Gabriel agrees, "I happen to think there is nothing more important then raising my children properly. When I was growing up, I was led to believe that if a relationship broke up, it meant the end, and the children suffered irreparable damage. It is unfortunate that Ellen and I split up - even though the split has been extremely amicable and friendly - but out of it has come a new hope that if two seperated parents come together and make a real effort for the kids' sake, then they can overcome ... not all of the damage, but most of it. I know people who have been brought up in houses where the parents stayed together "for the sake of the children", and were miserably unhappy, and of course the children picked up on it, and it was disastrous. Our children don't have parents who live together, but they do know I have the highest respect for their mother, and the fact our relationship didn't work out is not something to be ashamed of: it's something that happened, and we dealt with it."
As for who he might or might not be seeing romantically these days, he is no more inclined to spill the beans. He fell for Julia Ormond when they filmed Smilla's Feeling for Snow. "She's a very sweet and dear person, she really is, and very beautiful and sexy," he said at the time. But the romance has reportedly fizzled out and rumours that he is involved with Naomi Campbell are, he says, false. The two are simply casual friends.
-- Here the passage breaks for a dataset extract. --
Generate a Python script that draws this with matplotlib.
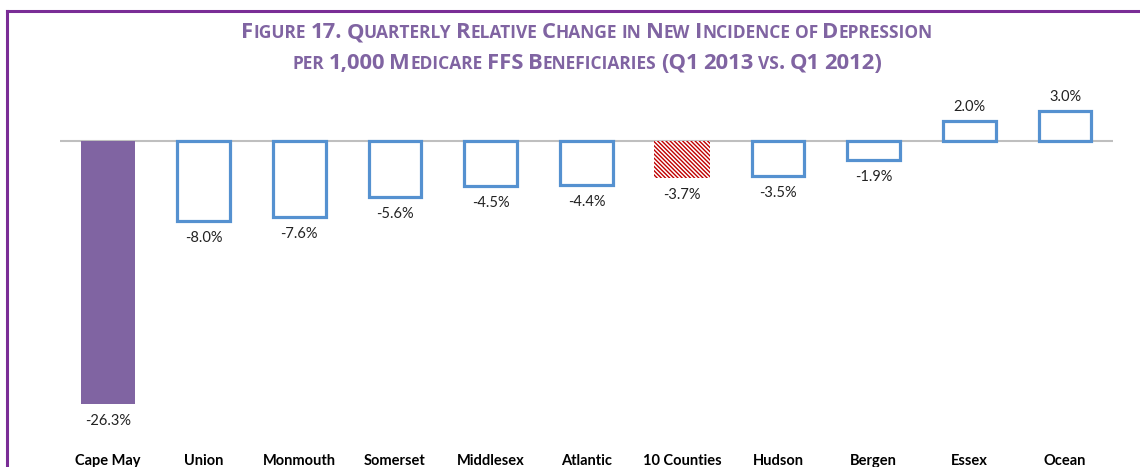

So, he's alone, then? He looks at me, thoughtfully, eyelids drooping over those "sky blue" eyes. "Did I ever tell you," he enquires, "about the time i was working at the Cafe Royal in London, and I nearly blew up the kitchen making a cassata ice cream for Jacqueline Onassis?"
He hasn't, as it turned out, so he does. It's a good story, I'll tell you some other time. Whoever she is, she's a lucky lady.